The retail order book is said to have closed two times covered, which means no clawbacks have been triggered and local investors will be allocated 10% of the base deal.

This oversubscription ratio is very similar to Minsheng Education, the last private sector educational company to come to market in March.

The institutional order book is said to have closed a number of times covered with participation from roughly 50 accounts and an allocation policy, which saw the top five investors receive half the institutional tranche.

This means there was a longer tail than recent Hong Kong IPO's, which have typically had far more concentrated order books and relied heavily on cornerstone tranches to underpin pricing that often did not hold up in the secondary market.

Bankers said China New Higher Education very deliberately decided to scrap its own cornerstone tranche shortly before launch to try to ensure better secondary market liquidity. As a result, the deal was said to include some institutional long-only accounts as well as hedge funds, Chinese corporates and high-net-worth investors. 

Valuation

At HK$2.78 per share, the sixth IPO from the Chinese private education sector has been priced at 14.6 times consensus forward earnings.

This means that on a forward price to earnings basis, it has offered a reasonable discount to two of its three closest comparables: Wisdom Education (4.9% discount) and Yuhua Education (17.38% discount).

However, it has now come at a 2.5% premium to Minsheng Education, as a result of a change in its peers’ respective trading patterns since the IPO order book opened on April 3.

Yuhua Education continues to outperform the market and is now up 30.25% since its IPO in February and 4.7% since CNHE was formally launched.

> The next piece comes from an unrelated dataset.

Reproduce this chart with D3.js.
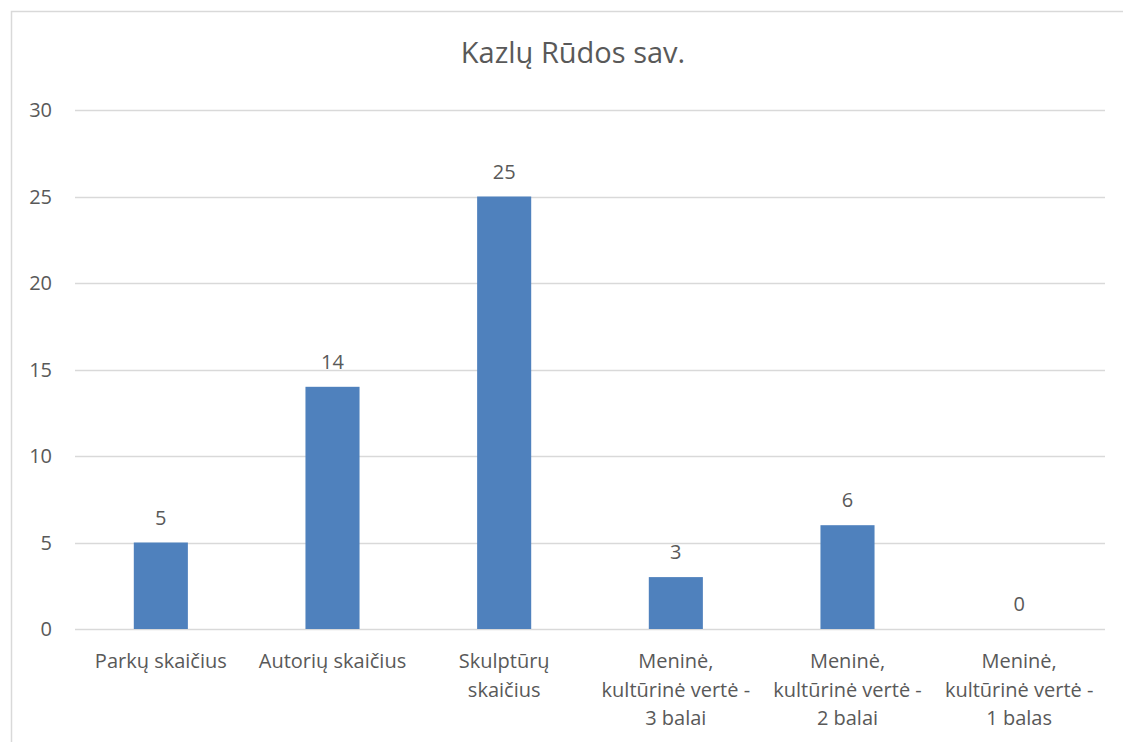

It had a particularly strong day this Monday, rising 3.09% compared to a 0.19% decline in the Hang Seng China Enterprises Index. 

It is now trading around 17.67 times forward earnings, although it has not been able to close the gap with China Maple Leaf Education, which had the strongest week of all last week, rising 7.5% to close at HK$6.30 on Monday.

The latter has now breached the 20 times forward p/e level again and appears to be heading back to the level it was previously trading at last autumn before the government up-ended analysts’ financial models with its new education policy.

Minsheng, on the other hand, has not fared so well and is now back to its IPO price after falling 4.2% last week to close at HK$1.38 on Monday. It is trading around 14.25 times forecast 2017 earnings.

Minsheng is considered CNHE’s closest comparable as like CNHE it only operatse in the higher education sector and has, therefore, been the best stock for hedge funds to short, or institutions to rotate out of.

Wisdom Education also came under selling pressure last week, falling 3.37%. Like Yuhua Education, it also enjoyed a very strong rebound yesterday, rising 2.03% to close at HK$2.01, or at 15.34 times forward earnings. 

Listing for CNHE is scheduled for April 19.

Pre-greenshoe, the company has offered 20% of its enlarged share capital. Post deal, the controlling shareholder, Li Xaoxuan and his associates, will hold a 55.3% stake, while pre-IPO investors Ping An Insurance and CCB will own 12.42% and 7.3% respectively. Minority investors will hold the remaining 5%. 

BNP Paribas is sole sponsor, with Citic CLSA and CCBI as joint global co-ordinators, plus CCBI, CICC, Haitong and First Capital as joint bookrunners.